Nella beatificazione di Ariel Sharon alfiere della pace e della coesistenza pacifica, i coloni israeliani hanno dato, inconsapevolmente, un contributo decisivo manifestando il loro disprezzo per il premier che aveva ordinato di evacuare gli insediamenti ebraici costruiti nella Striscia di Gaza. In un seminario religioso, ad esempio, alcuni studenti non ha potuto nascondere la loro gioia per la morte di Sharon. «Abbiamo avuto un lungo e affascinante viaggio con lui nella lotta per creare insediamenti ma la ferita del disimpegno (da Gaza) continua a sanguinare », ha detto da parte sua Benny Katsover, un pioniere della colonizzazione. «La storia non dimenticherà i suoi crimini contro il popolo ebraico», ha detto un ex consigliere di Sharon, Yaakov Katz. Peggio ancora è stata la reazione di un altro colono Yehuda Glick che ha paragonato i sentimenti che prova per la morte di Sharon a quelli di «una ragazza che è stata violentata e alla quale chiedono di ricordare le buone azioni del suo violentatore».

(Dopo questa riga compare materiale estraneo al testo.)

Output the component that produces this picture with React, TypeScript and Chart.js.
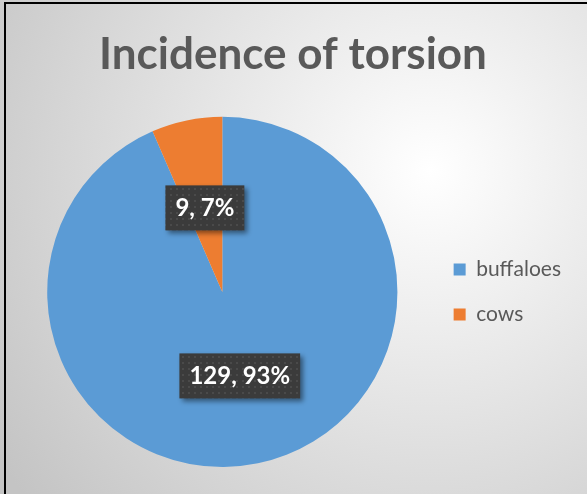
import React, { useEffect, useRef } from "react";
import { Chart, registerables } from "chart.js";

Chart.register(...registerables);

const categories = ["buffaloes", "cows"];
const values = [129, 9];
const colors = ["#5B9BD5", "#ED7D31"];
const titleText = "Incidence of torsion";

const FONT = "Lato, 'Open Sans', sans-serif";

function makePattern(ctx: CanvasRenderingContext2D) {
  const c = document.createElement("canvas");
  c.width = 6;
  c.height = 6;
  const p = c.getContext("2d")!;
  p.fillStyle = "#3b3b3b";
  p.fillRect(0, 0, 6, 6);
  p.fillStyle = "#4a4a4a";
  p.fillRect(2, 2, 2, 2);
  return ctx.createPattern(c, "repeat") || "#3b3b3b";
}

const labelPlugin = {
  id: "boxLabels",
  afterDatasetsDraw(chart: any) {
    const ctx: CanvasRenderingContext2D = chart.ctx;
    const meta = chart.getDatasetMeta(0);
    const data = chart.data.datasets[0].data as number[];
    const total = data.reduce((a, b) => a + b, 0);
    const pattern = makePattern(ctx);
    meta.data.forEach((arc: any, i: number) => {
      const { x, y, startAngle, endAngle, outerRadius } = arc.getProps(
        ["x", "y", "startAngle", "endAngle", "outerRadius"],
        true
      );
      const mid = (startAngle + endAngle) / 2;
      const r = outerRadius * 0.49;
      const cx = x + Math.cos(mid) * r;
      const cy = y + Math.sin(mid) * r;
      const text = `${data[i]}, ${Math.round((data[i] / total) * 100)}%`;
      ctx.save();
      ctx.font = `bold 24px ${FONT}`;
      const tw = ctx.measureText(text).width;
      const w = tw + 20;
      const h = 45;
      ctx.shadowColor = "rgba(0,0,0,0.45)";
      ctx.shadowBlur = 5;
      ctx.shadowOffsetX = 3;
      ctx.shadowOffsetY = 3;
      ctx.fillStyle = pattern as any;
      ctx.fillRect(cx - w / 2, cy - h / 2, w, h);
      ctx.shadowColor = "transparent";
      ctx.fillStyle = "#ffffff";
      ctx.textAlign = "center";
      ctx.textBaseline = "middle";
      ctx.fillText(text, cx, cy);
      ctx.restore();
    });
  },
};

export default function App() {
  const ref = useRef<HTMLCanvasElement>(null);
  useEffect(() => {
    if (!ref.current) return;
    const chart = new Chart(ref.current, {
      type: "pie",
      data: {
        labels: categories,
        datasets: [
          {
            data: values,
            backgroundColor: colors,
            borderWidth: 0,
          },
        ],
      },
      options: {
        animation: false,
        responsive: false,
        maintainAspectRatio: false,
        layout: { padding: { top: 20, left: 15, right: 16, bottom: 27 } },
        plugins: {
          tooltip: { enabled: false },
          title: {
            display: true,
            text: titleText,
            color: "#595959",
            font: { family: FONT, size: 44, weight: "bold", lineHeight: 1.2 },
            padding: { top: 8, bottom: 36 },
          },
          legend: {
            position: "right",
            fullSize: false,
            labels: {
              color: "#595959",
              boxWidth: 12,
              boxHeight: 12,
              padding: 24,
              font: { family: FONT, size: 21 },
            },
          },
        },
      },
      plugins: [labelPlugin],
    });
    return () => chart.destroy();
  }, []);

  return (
    <div
      style={{
        position: "fixed",
        left: 0,
        top: 0,
        width: 587,
        height: 494,
        overflow: "hidden",
        background:
          "radial-gradient(circle at 430px 170px, #ffffff 0px, #eeeeee 150px, #d4d4d4 380px, #c4c4c4 520px)",
      }}
    >
      <div style={{ position: "absolute", left: 4, top: 2, width: 583, height: 2, background: "#000" }} />
      <div style={{ position: "absolute", left: 4, top: 2, width: 2, height: 492, background: "#000" }} />
      <canvas ref={ref} width={587} height={494} style={{ position: "absolute", left: 0, top: 0 }} />
    </div>
  );
}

Reazioni che aggiungono un mattone fondamentale per la revisione storica della figura di Sharon, volta a farne uomo politico saggio e moderato, separato totalmente dal comandante militare del massacro di Qibya e dal ministro della difesa coinvolto nella strage di 3 mila profughi palestinesi a Sabra e Shatila. Un leader “pragmatico” contrapposto al premier attuale Benyamin Netanyahu, impegnato in una corsa forsennata alla colonizzazione della Cisgiordania e di Gerusalemme Est. In questo processo i palestinesi e i loro diritti non hanno posto e ruolo, ci fanno capire Biden e Blair. Devono saper attendere che, come per Sharon, anche Netanyahu diventi “saggio e moderato” e proceda a un “disimpegno”. La legalità internazionale può attendere. «Le impronte (di Sharon) sono impresse in ogni valle e in ogni collina. Ha coltivato la terra con la falce e l’ha difesa con la spada», ha detto ieri presidente israeliano Shimon Peres. I palestinesi lo sanno, l’hanno provato sulla loro pelle.